Movies

Roofman Finally Gives Channing Tatum His Career-Defining Role

Roofman Finally Gives Channing Tatum His Career-Defining Role
Image credit: Legion-Media

Roofman vaults into the year's best, powered by Channing Tatum's career-best turn and a riveting Kirsten Dunst.

Here is the kind of studio movie I miss: smart, funny, a little melancholy, and anchored by a star doing career-best work. That is the pitch for 'Roofman,' and yeah, I was surprised too.

What it is (and why the setup is wild)

Based on a true story, 'Roofman' follows Jeffrey Manchester (Channing Tatum), a former U.S. Army officer who drifts into robbery to keep his family afloat. He gets nailed by the justice system, breaks out, and then decides to disappear in one of the most bizarre hideouts imaginable: a Toys "R" Us in Charlotte, North Carolina. It sounds like a gimmick. It is not. The movie leans into the oddness without winking at you every five seconds.

Tatum, re-reinvented

Tatum rebuilt his image years ago as the charming goof who could also act. This is that mode, but deeper and more focused. His Manchester is sharp and observant, yet almost too decent to function as a real criminal. The opening robbery tells you everything: he hits a McDonald’s, locks the staff in the freezer, realizes one person doesn’t have a jacket, and hands over his own to keep the kid from freezing. That is the guy we’re watching. You root for him even as he keeps making choices that will obviously blow up later.

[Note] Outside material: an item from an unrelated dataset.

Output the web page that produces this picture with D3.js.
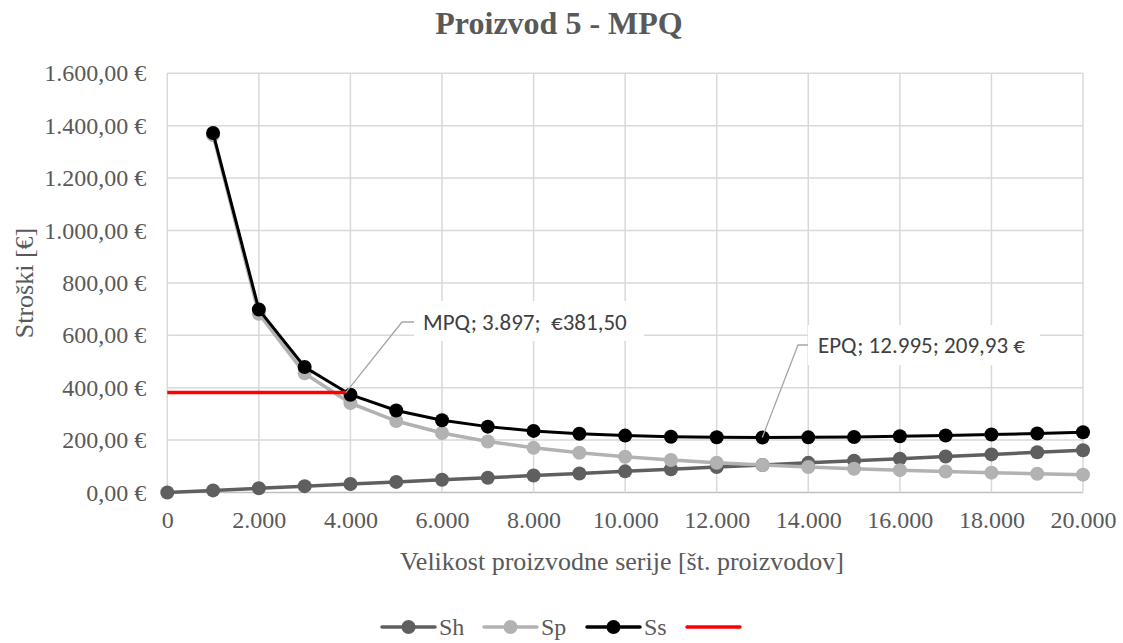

Derek Cianfrance, gentler than you expect

Derek Cianfrance (the guy who made 'Blue Valentine' and 'The Place Beyond the Pines') dials down the doom this time. It is still grounded and honest, but the touch is lighter, more generous. The vibe skews toward that 70s character-movie groove, the kind that would have been a Paul Newman or Robert Redford special back in the day. It is a human-scale comedy-drama that trusts you to sit with messy people and care about them.

The romance is the whole point

Once Manchester burrows into the toy store, he crosses paths with Leigh (Kirsten Dunst), a single mom with good instincts and a lousy boss. She tries to get some returned toys donated to a church drive, and Manchester, eavesdropping, finds a way to help. One thing leads to another, and he is suddenly on the radar of her church community, led by a music-loving husband-and-wife team (Ben Mendelsohn and Uzo Aduba) who immediately decide he is perfect for her. He sort of is.

From there, it turns into a genuinely affecting love story. Tatum plays Manchester with this shy, puppy-dog energy — the guy who cannot quite hold eye contact with the woman he is falling for, even though he is built like a superhero. Dunst is terrific as Leigh: warm, pragmatic, and just wary enough from past experience to question whether this sweetness is real. Watching her kids warm to him is catnip, and also nerve-wracking, because you can feel the timer ticking. Movies about real-life cons usually do not end with everyone living happily ever after, which gives the relationship an ache that never tips into sap.

Cast, crew, and the Toys "R" Us of it all

  • Jeffrey Manchester: Channing Tatum, bringing a career-high performance
  • Leigh: Kirsten Dunst, sharp, kind, and quietly funny
  • Leigh’s boss: Peter Dinklage, in full petty tyrant mode
  • Church leaders: Ben Mendelsohn and Uzo Aduba, a singing husband-and-wife duo with matchmaking on the brain
  • Director: Derek Cianfrance, trading his usual grimness for something warmer without softening the edges
  • Setting highlight: a covert life inside a Charlotte Toys "R" Us, used for rich character business instead of cheap laughs

So, is it great?

Honestly, yes. This is the kind of mainstream release we do not get enough of: grounded, romantic, emotionally precise, and flat-out entertaining. Paramount has a winner on its hands if people show up. It is one of the best things I have seen this year, and one of the few studio movies that genuinely gave me that old-school rush — right there with 'F1,' 'Sinners,' 'Caught Stealing,' and 'Weapons.' If there is any justice, Tatum and Dunst will be in the awards conversation.